# SUPPLIED INFORMATION

━━━━━━

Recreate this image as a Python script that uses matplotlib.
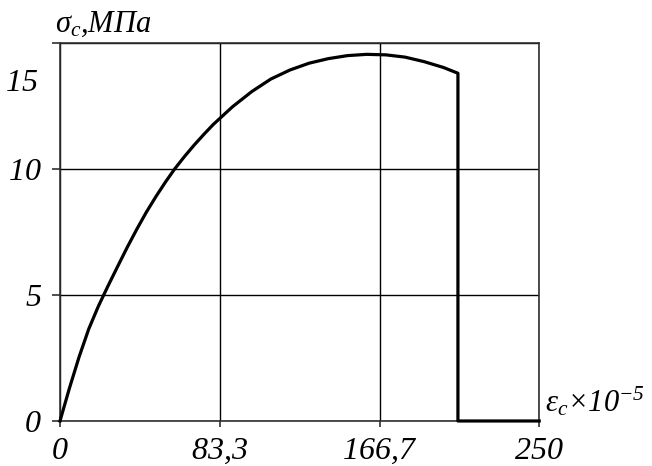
import numpy as np
import matplotlib
matplotlib.use('Agg')
from matplotlib import pyplot as plt

# stress-strain curve of concrete
eps = [0, 5, 10, 15, 20, 25, 30, 35, 40, 45, 50, 55, 60, 65, 70, 75, 80,
       90, 100, 110, 120, 130, 140, 150, 160, 170, 180, 190, 200, 207.6, 207.6, 250]
sig = [0, 1.32, 2.55, 3.65, 4.55, 5.35, 6.12, 6.88, 7.6, 8.28, 8.9, 9.48, 10.02,
       10.5, 10.95, 11.37, 11.77, 12.47, 13.07, 13.57, 13.93, 14.2, 14.38,
       14.5, 14.55, 14.53, 14.44, 14.26, 14.03, 13.8, 0, 0]

x_ticks = [0, 83.3, 166.7, 250]
x_labels = ['$0$', '$83{,}3$', '$166{,}7$', '$250$']
y_ticks = [0, 5, 10, 15]
y_labels = ['$0$', '$5$', '$10$', '']

plt.rcParams['font.family'] = ['Liberation Serif', 'DejaVu Serif']
plt.rcParams['font.style'] = 'italic'
plt.rcParams['mathtext.fontset'] = 'custom'
plt.rcParams['mathtext.it'] = 'Liberation Serif:italic'
plt.rcParams['mathtext.rm'] = 'Liberation Serif:italic'

fig = plt.figure(figsize=(6.52, 4.66), dpi=100)
ax = fig.add_axes([0.092, 0.0966, 0.735, 0.8111])

ax.plot(eps, sig, color='black', lw=2.3, solid_joinstyle='round', clip_on=False, zorder=3)

ax.set_xlim(0, 250)
ax.set_ylim(0, 15)
ax.set_xticks(x_ticks)
ax.set_xticklabels(x_labels)
ax.set_yticks(y_ticks)
ax.set_yticklabels(y_labels)
ax.grid(True, color='black', lw=1.0)
for s in ax.spines.values():
    s.set_color('#303030')
    s.set_linewidth(1.2)
ax.tick_params(axis='both', labelsize=23, direction='out', color='#303030', width=1.2)
ax.tick_params(axis='y', length=6, pad=7)
ax.tick_params(axis='x', length=4.5, pad=7)

# the "15" label sits below its grid line in the original
ax.text(-0.045, 13.4, '$15$', fontsize=23, ha='right', va='center',
        transform=ax.get_yaxis_transform())

ax.text(-0.01, 1.01, r'$\sigma_c$,МПа', fontsize=22,
        ha='left', va='bottom', transform=ax.transAxes)
ax.text(1.012, 0.05, r'$ε_c$×10$^{-5}$', fontsize=22,
        ha='left', va='center', transform=ax.transAxes)

fig.savefig('out.png', dpi=100)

━━━━━━

# TO BE DONE
Pull out every line above that holds the word "matplotlib".

# EXERCISE RESULT
Recreate this image as a Python script that uses matplotlib.
import matplotlib
matplotlib.use('Agg')
from matplotlib import pyplot as plt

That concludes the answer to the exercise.